The friend, Christon Scriven, told The Associated Press on Friday that he thought Dylann Roof's statements were just drunken bluster. Still, Scriven said he was concerned enough that he and another friend, Joey Meek, went out to Roof's car and retrieved his .45-caliber handgun, hiding it in an air-conditioning vent of a mobile home until they all sobered up.
"He just said he was going to hurt a bunch of people" at the College of Charleston, said Scriven, 22.
"I said, 'What did you say? Why do you want to hurt those people in Charleston?'"
He just said, "In seven days, they all got seven days.'"
A week later, on Wednesday, authorities say the 21-year-old Roof went into Charleston's historic Emanuel African Methodist Episcopal Church, sat for nearly an hour at a Bible study class, and then opened fire on the participants.
The exchange recounted by Scriven matches accounts from other friends of Roof who have been interviewed by the AP.

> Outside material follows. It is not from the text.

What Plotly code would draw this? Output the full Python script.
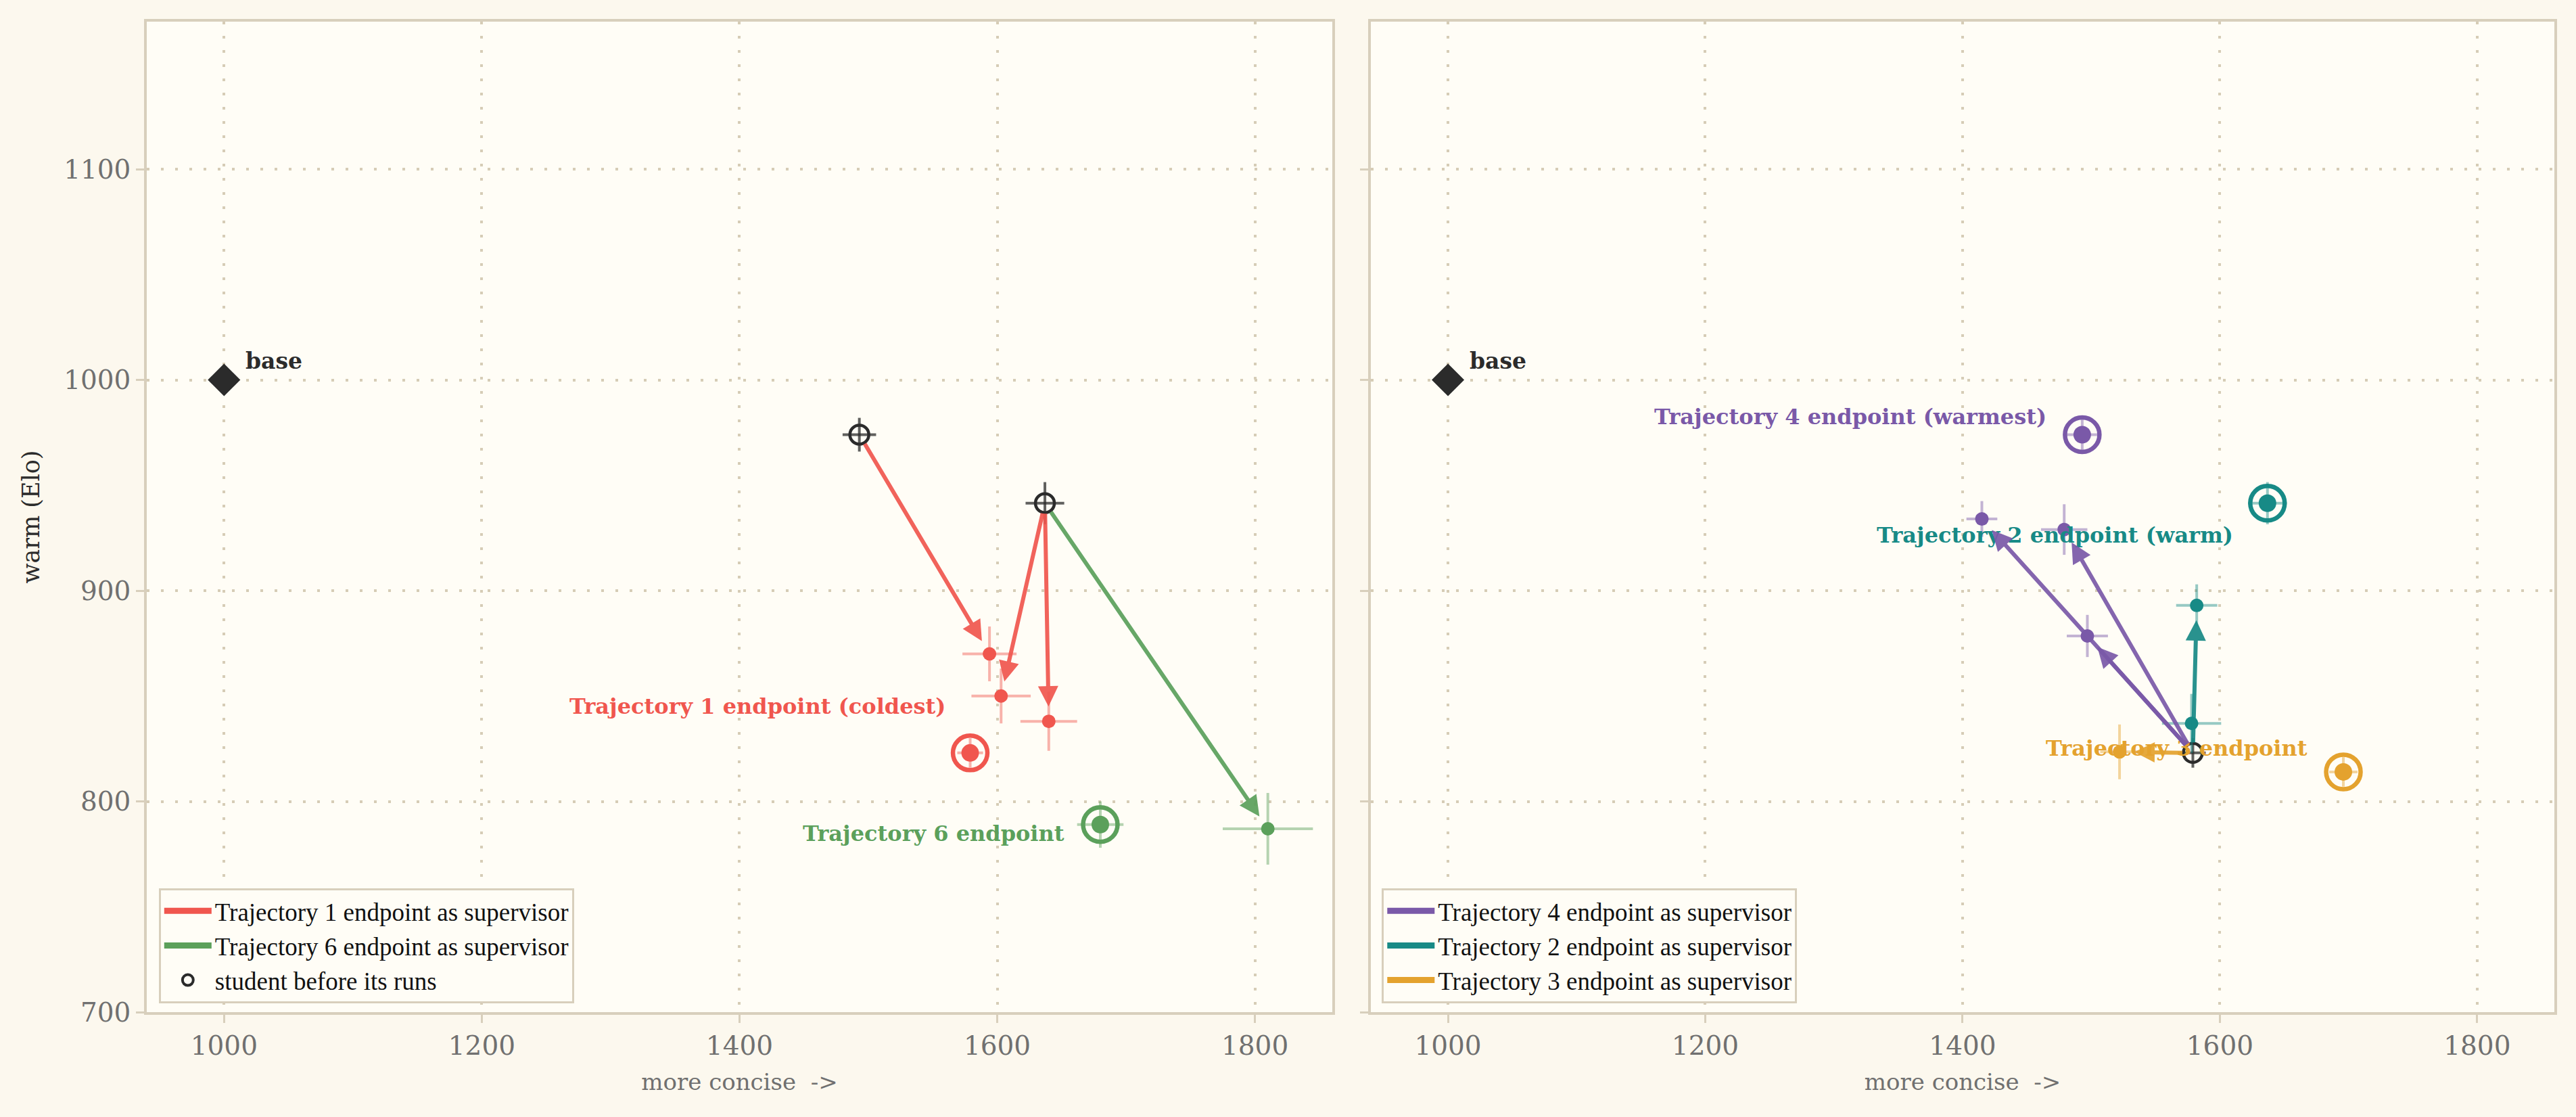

They described him as a troubled and confused young man who alternated between partying with black friends and ranting against blacks to his white friends.
Four months before the deadly shooting rampage, court records show Roof was arrested at a Columbia shopping mall on a misdemeanor drug charge after going around dressed all in black, asking suspicious questions about when stores closed and employees left for the night. He was later arrested again, this time for trespassing at the mall despite being banned from the premises.
On his Facebook profile, Roof posted a photo of himself wearing a jacket adorned with the flags of the now defunct white-supremacist regimes in South Africa and Rhodesia, yet he also counted several black people among his online social connections.
Scriven lives next door to Meek in a Lexington, South Carolina, mobile home park where residents say Roof was a frequent visitor in recent months. Meek and his family were close to Roof until Roof dropped out of their high school. The two lost touch for several years before recently reconnecting, Meek said.
In an interview on Thursday, Meek recounted how Roof had complained while getting drunk on vodka that "blacks were taking over the world" and that "someone needed to do something about it for the white race." Meek says Roof also told him he used birthday money from his parents to buy a .45-caliber Glock semi-automatic handgun.
Scriven said he first met Roof through Meek and they frequently drank together in recent weeks. They talked about fishing, NASCAR and guns, Scriven said, but never race.
"One night we all got drunk together and since then, me and Dylann were just homeboys," Scriven said. "We would just chill every day."
Soon, Roof began opening up. Scriven said Roof confided that he was unhappy, bouncing between the homes of his divorced parents. He would stay for days at the mobile home park, smoking American Spirit cigarettes and drinking hard, Scriven said. Then he would go home for a day or two to get clothes and money.
Scriven said he could tell Roof was depressed, and that he complained that he wasn't getting the love and emotional support he needed from his parents. When he got upset, Roof would retreat to his car, blasting a cassette tape of opera.
"I don't think his parents liked his decisions, the choices that he made to have black friends," Scriven recounted. "His mom had taken the gun from him and somehow he went back and took it from her. ... That's when we saw the gun for the first time: .45 with a high-point laser beam."
Last week, while they were drinking in the back of Scriven's house, Roof blurted out his plan about carrying out a mass shooting at the College of Charleston.
"I don't think the church was his primary target because he told us he was going for the school," Scriven said Friday. "But I think he couldn't get into the school because of the security ... so I think he just settled for the church."
Scriven said he told Meek about what Roof had said, and the two of them decided to take Roof's gun. They hid the gun in Meek's trailer. But Meek's girlfriend later told them they needed to get the gun out of the house because he was on probation. So they gave it back to Roof.
When Scriven saw this week that Roof was arrested, he said it hit him "that he actually did all the stuff he said he was going to do, like he actually killed these people."
Though none of them took the statements seriously, Scriven said he and Roof's other friends are now struggling with the knowledge that they might have been able to prevent the killings.
"I think everyone feels guilt," Scriven said. "There are a lot of things that happen in life that we just don't understand and we'll never understand. And this situation is something that you're not going to find the answers to from ordinary people. ... The only person that can tell you is Dylann."